If you have been experiencing chest pain, nausea and vomiting, heartburn, bleeding and/or trouble swallowing, our general surgeons can perform an upper endoscopy, or esophagogastroduodenoscopy (EGD).
An EGD is a simple procedure that examines your upper GI tract. The test uses an endoscope, a lighted camera on the end of a tube, to pass down your throat and examine your esophagus, stomach and duodenum (the first portion of your small intestine).

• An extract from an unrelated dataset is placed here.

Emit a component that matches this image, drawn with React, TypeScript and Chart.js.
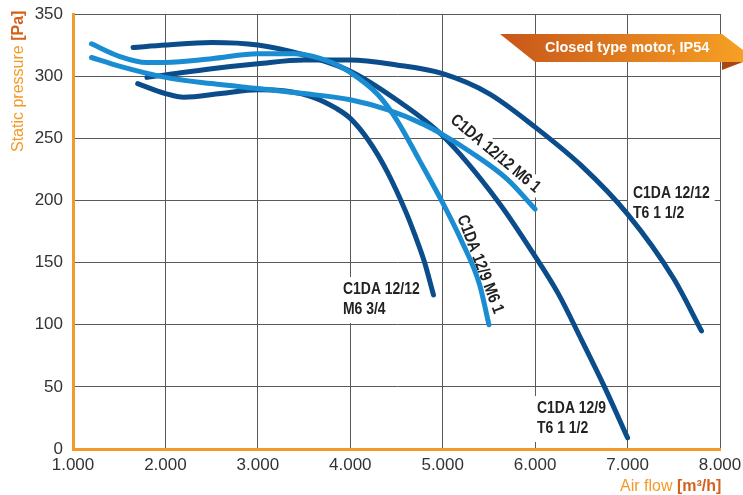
import React, { useEffect, useRef } from "react";
import { Chart, registerables } from "chart.js";

Chart.register(...registerables);

// ---- data ----
const xTickValues = [1000, 2000, 3000, 4000, 5000, 6000, 7000, 8000];
const yTickValues = [0, 50, 100, 150, 200, 250, 300, 350];

const seriesNames = [
  "C1DA 12/9 T6 1 1/2",
  "C1DA 12/12 T6 1 1/2",
  "C1DA 12/12 M6 3/4",
  "C1DA 12/12 M6 1",
  "C1DA 12/9 M6 1",
];

const flow_12_9_T6 = [1650, 2000, 2500, 3000, 3500, 4000, 4500, 5000, 5600, 6000, 6250, 6500, 6750, 7000];
const pres_12_9_T6 = [323, 325, 327, 325, 317, 304, 281, 252, 199, 155, 125, 88, 50, 9];

const flow_12_12_T6 = [1800, 2000, 2500, 3000, 3500, 4000, 4500, 5000, 5500, 6000, 6500, 7000, 7500, 7800];
const pres_12_12_T6 = [299, 301, 306, 310, 313, 313, 309, 302, 286, 259, 228, 189, 137, 95];

const flow_12_12_M6_34 = [1700, 2000, 2200, 2600, 3000, 3300, 3600, 3850, 4000, 4200, 4400, 4600, 4700, 4800, 4900];
const pres_12_12_M6_34 = [294, 286, 283, 286, 289, 288, 283, 274, 266, 248, 223, 191, 172, 151, 124];

const flow_12_12_M6_1 = [1200, 1500, 2000, 2500, 3000, 3500, 4000, 4400, 4800, 5000, 5300, 5700, 6000];
const pres_12_12_M6_1 = [315, 308, 299, 294, 290, 286, 281, 273, 261, 253, 239, 217, 193];

const flow_12_9_M6_1 = [1200, 1500, 1800, 2000, 2500, 3000, 3400, 3800, 4000, 4300, 4500, 4750, 5000, 5200, 5400, 5500];
const pres_12_9_M6_1 = [326, 316, 311, 311, 314, 318, 318, 311, 303, 285, 265, 232, 198, 168, 132, 100];

const DARK = "#0b4c8b";
const LIGHT = "#1a8dd2";
const ORANGE = "#f39a2a";
const ORANGE_DARK = "#d4621c";
const LABEL_FONT = "bold 17px 'Liberation Sans', Arial, sans-serif";
const SQUEEZE = 0.82;

function pts(xs: number[], ys: number[]) {
  return xs.map((x, i) => ({ x, y: ys[i] }));
}

const overlayPlugin = {
  id: "overlay",
  beforeDatasetsDraw(chart: any) {
    const ctx = chart.ctx as CanvasRenderingContext2D;
    ctx.save();
    ctx.font = LABEL_FONT;
    const block = (lines: string[], x: number, y: number) => {
      let w = 0;
      lines.forEach((l) => (w = Math.max(w, ctx.measureText(l).width * SQUEEZE)));
      ctx.fillStyle = "#fff";
      ctx.fillRect(x - 5, y - 17, w + 10, lines.length * 20 + 6);
      ctx.save();
      ctx.translate(x, y);
      ctx.scale(SQUEEZE, 1);
      ctx.fillStyle = "#222";
      ctx.textAlign = "left";
      ctx.textBaseline = "alphabetic";
      lines.forEach((l, i) => ctx.fillText(l, 0, i * 20));
      ctx.restore();
    };
    block(["C1DA 12/12", "T6 1 1/2"], 633, 198);
    block(["C1DA 12/9", "T6 1 1/2"], 537, 413);
    block(["C1DA 12/12", "M6 3/4"], 343, 294);
    const rotated = (t: string, cx: number, cy: number, deg: number) => {
      ctx.save();
      ctx.translate(cx, cy);
      ctx.rotate((deg * Math.PI) / 180);
      ctx.scale(SQUEEZE, 1);
      const w = ctx.measureText(t).width;
      ctx.fillStyle = "#fff";
      ctx.fillRect(-w / 2 - 4, -9, w + 8, 18);
      ctx.fillStyle = "#222";
      ctx.textAlign = "center";
      ctx.textBaseline = "middle";
      ctx.fillText(t, 0, 1);
      ctx.restore();
    };
    rotated("C1DA 12/12 M6 1", 496, 153, 40);
    rotated("C1DA 12/9 M6 1", 481, 264, 69);
    ctx.restore();
  },
  afterDraw(chart: any) {
    const ctx = chart.ctx as CanvasRenderingContext2D;
    ctx.save();
    // banner
    const g = ctx.createLinearGradient(500, 0, 743, 0);
    g.addColorStop(0, "#c8561a");
    g.addColorStop(1, "#f6a024");
    ctx.fillStyle = g;
    ctx.beginPath();
    ctx.moveTo(500, 34);
    ctx.lineTo(722, 34);
    ctx.lineTo(743, 50);
    ctx.lineTo(743, 62);
    ctx.lineTo(535, 62);
    ctx.closePath();
    ctx.fill();
    ctx.fillStyle = "#a84812";
    ctx.beginPath();
    ctx.moveTo(722, 62);
    ctx.lineTo(743, 62);
    ctx.lineTo(722, 70);
    ctx.closePath();
    ctx.fill();
    ctx.fillStyle = "#fff";
    ctx.font = "bold 14.5px 'Liberation Sans', Arial, sans-serif";
    ctx.textAlign = "left";
    ctx.textBaseline = "alphabetic";
    ctx.fillText("Closed type motor, IP54", 545, 52);

    // y title
    ctx.save();
    ctx.translate(23, 152);
    ctx.rotate(-Math.PI / 2);
    ctx.font = "16px 'Liberation Sans', Arial, sans-serif";
    ctx.fillStyle = ORANGE;
    const t1 = "Static pressure ";
    ctx.fillText(t1, 0, 0);
    const w1 = ctx.measureText(t1).width;
    ctx.font = "bold 16px 'Liberation Sans', Arial, sans-serif";
    ctx.fillStyle = ORANGE_DARK;
    ctx.fillText("[Pa]", w1, 0);
    ctx.restore();

    // x title
    ctx.font = "16px 'Liberation Sans', Arial, sans-serif";
    ctx.fillStyle = ORANGE;
    const t2 = "Air flow ";
    ctx.fillText(t2, 620, 491);
    const w2 = ctx.measureText(t2).width;
    ctx.font = "bold 16px 'Liberation Sans', Arial, sans-serif";
    ctx.fillStyle = ORANGE_DARK;
    ctx.fillText("[m\u00B3/h]", 620 + w2, 491);
    ctx.restore();
  },
};

export default function App() {
  const ref = useRef<HTMLCanvasElement | null>(null);
  useEffect(() => {
    if (!ref.current) return;
    const mk = (i: number, xs: number[], ys: number[], color: string) => ({
      label: seriesNames[i],
      data: pts(xs, ys),
      borderColor: color,
      backgroundColor: color,
      borderWidth: 5,
      borderCapStyle: "round" as const,
      borderJoinStyle: "round" as const,
      pointRadius: 0,
      cubicInterpolationMode: "monotone" as const,
      fill: false,
    });
    const chart = new Chart(ref.current, {
      type: "line",
      data: {
        datasets: [
          mk(3, flow_12_12_M6_1, pres_12_12_M6_1, LIGHT),
          mk(4, flow_12_9_M6_1, pres_12_9_M6_1, LIGHT),
          mk(2, flow_12_12_M6_34, pres_12_12_M6_34, DARK),
          mk(1, flow_12_12_T6, pres_12_12_T6, DARK),
          mk(0, flow_12_9_T6, pres_12_9_T6, DARK),
        ],
      },
      options: {
        responsive: false,
        animation: false,
        devicePixelRatio: 1,
        layout: { padding: { top: 14, right: 23, left: 0, bottom: 0 } },
        plugins: { legend: { display: false }, tooltip: { enabled: false } },
        scales: {
          x: {
            type: "linear",
            min: 1000,
            max: 8000,
            afterBuildTicks: (s: any) => {
              s.ticks = xTickValues.map((v) => ({ value: v }));
            },
            afterFit: (s: any) => {
              s.height = 46;
              s.paddingLeft = 0;
              s.paddingRight = 0;
            },
            ticks: {
              padding: 6,
              color: "#333",
              font: { size: 17, family: "'Liberation Sans', Arial, sans-serif" },
              maxRotation: 0,
              callback: (v: any) => (Number(v) / 1000).toFixed(3),
            },
            grid: { color: "#5a5a5a", lineWidth: 1, drawTicks: false },
            border: { color: ORANGE, width: 3 },
          },
          y: {
            type: "linear",
            min: 0,
            max: 350,
            afterBuildTicks: (s: any) => {
              s.ticks = yTickValues.map((v) => ({ value: v }));
            },
            afterFit: (s: any) => {
              s.width = 73;
              s.paddingTop = 0;
              s.paddingBottom = 0;
            },
            ticks: {
              padding: 10,
              color: "#333",
              font: { size: 17, family: "'Liberation Sans', Arial, sans-serif" },
            },
            grid: { color: "#5a5a5a", lineWidth: 1, drawTicks: false },
            border: { color: ORANGE, width: 3 },
          },
        },
      },
      plugins: [overlayPlugin],
    });
    return () => chart.destroy();
  }, []);
  return (
    <div style={{ position: "fixed", left: 0, top: 0, width: 743, height: 495, background: "#fff" }}>
      <canvas ref={ref} width={743} height={495} style={{ display: "block", width: 743, height: 495 }} />
    </div>
  );
}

Sometimes an EGD can be used to treat a problem. Maybe you or your child swallowed something that needs to be removed, your doctor spotted something on an x-ray that needs further investigation, or you need a biopsy. All of these are done during an esophagogastroduodenoscopy by passing tiny tools through the endoscope.
- Stop bleeding
- Perform biopsies
- Remove polyps or other pathologies
- Perform dilations (stretch the esophagus wider)
Who might need an EGD?
You may need an EGD if you have experienced:
- Abdominal pain
- Bleeding in the upper digestive tract
- Swallowing problems
- Painful heartburn
- Weight loss
During an EGD your surgeon can take biopsies and it is often more accurate than x-rays in diagnosing problems in the upper digestive system. They can look for tissue damage from stomach bile or other chemicals, cell changes in the lining of your organs, abnormal growths or ulcers, inflammation or swelling, or varices (swollen veins).
An EGD can help diagnose:
- Acid reflux, GERD and heartburn
- Cancerous or noncancerous tumors
- Inflammation such as gastritis, duodenitis and esophagitis
- Celiac disease and Crohn’s disease
- Stomach ulcers
- Swallowing disorders (i.e. Achalasia)
- Intestinal metaplasia
- Barrett’s esophagus
- Hiatal hernia
- Cirrhosis of the liver
What can you expect during the test?
Before the test a nurse will put an IV catheter into a vein in your arm to help administer medicine. If you have general anesthesia you will be put completely to sleep so you won’t feel anything. However, most patients have conscious sedation instead. With this you will take a sedative to help you feel relaxed and sleepy, as well as a local anesthetic sprayed into your mouth and throat. This will numb the area. The nurse will place a mouth guard in your mouth and position you on the left side of the table. Once fully sedated or relaxed, the endoscope will go down your throat to your upper GI tract.
It won’t interfere with your breathing and your nurse may have you swallow a couple of times to guide the endoscope downward. Once the endoscope is in, a small amount of air will be used to help expand the esophagus, stomach and duodenum so your surgeon can view them better. Small instruments may be passed through the scope to perform biopsies or other procedures. The entire procedure can take anywhere from 10-30 minutes.
Some people experience bloating and gas over the next day or so, along with a mild sore throat as the numbing agent wears off.